* REQUIREMENTS *
Reproduce the data below in full and exclude every picture.

***

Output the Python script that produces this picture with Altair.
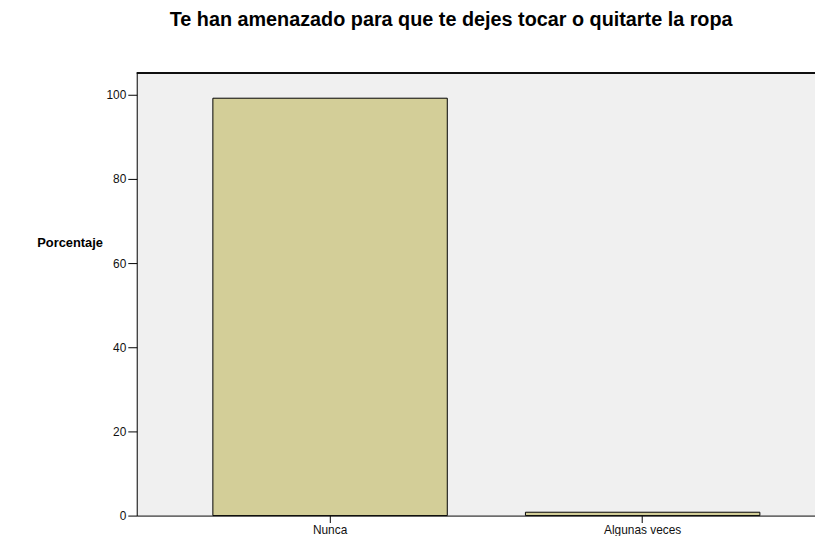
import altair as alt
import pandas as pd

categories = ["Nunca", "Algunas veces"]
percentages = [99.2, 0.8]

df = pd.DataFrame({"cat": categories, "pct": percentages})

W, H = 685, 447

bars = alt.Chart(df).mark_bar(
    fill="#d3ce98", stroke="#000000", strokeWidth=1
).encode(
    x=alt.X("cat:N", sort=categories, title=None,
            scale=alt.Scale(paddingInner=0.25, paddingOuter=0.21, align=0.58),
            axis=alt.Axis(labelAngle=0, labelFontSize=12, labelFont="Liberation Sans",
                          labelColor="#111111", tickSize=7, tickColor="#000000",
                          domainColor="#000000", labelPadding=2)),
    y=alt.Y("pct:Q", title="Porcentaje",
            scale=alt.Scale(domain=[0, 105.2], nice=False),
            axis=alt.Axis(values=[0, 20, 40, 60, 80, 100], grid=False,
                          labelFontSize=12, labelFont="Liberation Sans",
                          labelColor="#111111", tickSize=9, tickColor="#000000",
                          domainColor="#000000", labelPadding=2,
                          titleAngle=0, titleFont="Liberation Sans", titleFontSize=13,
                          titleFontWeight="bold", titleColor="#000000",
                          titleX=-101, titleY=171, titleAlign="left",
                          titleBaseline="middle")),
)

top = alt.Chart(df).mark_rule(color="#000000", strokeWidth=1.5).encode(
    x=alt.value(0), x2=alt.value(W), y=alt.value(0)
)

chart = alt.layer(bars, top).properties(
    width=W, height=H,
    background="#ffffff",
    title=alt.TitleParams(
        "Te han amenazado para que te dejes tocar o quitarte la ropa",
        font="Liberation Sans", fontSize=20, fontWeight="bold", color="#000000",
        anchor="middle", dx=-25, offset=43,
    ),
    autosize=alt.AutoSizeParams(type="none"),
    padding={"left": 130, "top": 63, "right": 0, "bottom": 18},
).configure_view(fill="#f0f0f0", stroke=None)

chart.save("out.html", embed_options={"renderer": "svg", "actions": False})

***

* THE RESULT *
Output the Python script that produces this picture with Altair.
import altair as alt
import pandas as pd

categories = ["Nunca", "Algunas veces"]
percentages = [99.2, 0.8]

df = pd.DataFrame({"cat": categories, "pct": percentages})

W, H = 685, 447

bars = alt.Chart(df).mark_bar(
    fill="#d3ce98", stroke="#000000", strokeWidth=1
).encode(
    x=alt.X("cat:N", sort=categories, title=None,
            scale=alt.Scale(paddingInner=0.25, paddingOuter=0.21, align=0.58),
            axis=alt.Axis(labelAngle=0, labelFontSize=12, labelFont="Liberation Sans",
                          labelColor="#111111", tickSize=7, tickColor="#000000",
                          domainColor="#000000", labelPadding=2)),
    y=alt.Y("pct:Q", title="Porcentaje",
            scale=alt.Scale(domain=[0, 105.2], nice=False),
            axis=alt.Axis(values=[0, 20, 40, 60, 80, 100], grid=False,
                          labelFontSize=12, labelFont="Liberation Sans",
                          labelColor="#111111", tickSize=9, tickColor="#000000",
                          domainColor="#000000", labelPadding=2,
                          titleAngle=0, titleFont="Liberation Sans", titleFontSize=13,
                          titleFontWeight="bold", titleColor="#000000",
                          titleX=-101, titleY=171, titleAlign="left",
                          titleBaseline="middle")),
)

top = alt.Chart(df).mark_rule(color="#000000", strokeWidth=1.5).encode(
    x=alt.value(0), x2=alt.value(W), y=alt.value(0)
)

chart = alt.layer(bars, top).properties(
    width=W, height=H,
    background="#ffffff",
    title=alt.TitleParams(
        "Te han amenazado para que te dejes tocar o quitarte la ropa",
        font="Liberation Sans", fontSize=20, fontWeight="bold", color="#000000",
        anchor="middle", dx=-25, offset=43,
    ),
    autosize=alt.AutoSizeParams(type="none"),
    padding={"left": 130, "top": 63, "right": 0, "bottom": 18},
).configure_view(fill="#f0f0f0", stroke=None)

chart.save("out.html", embed_options={"renderer": "svg", "actions": False})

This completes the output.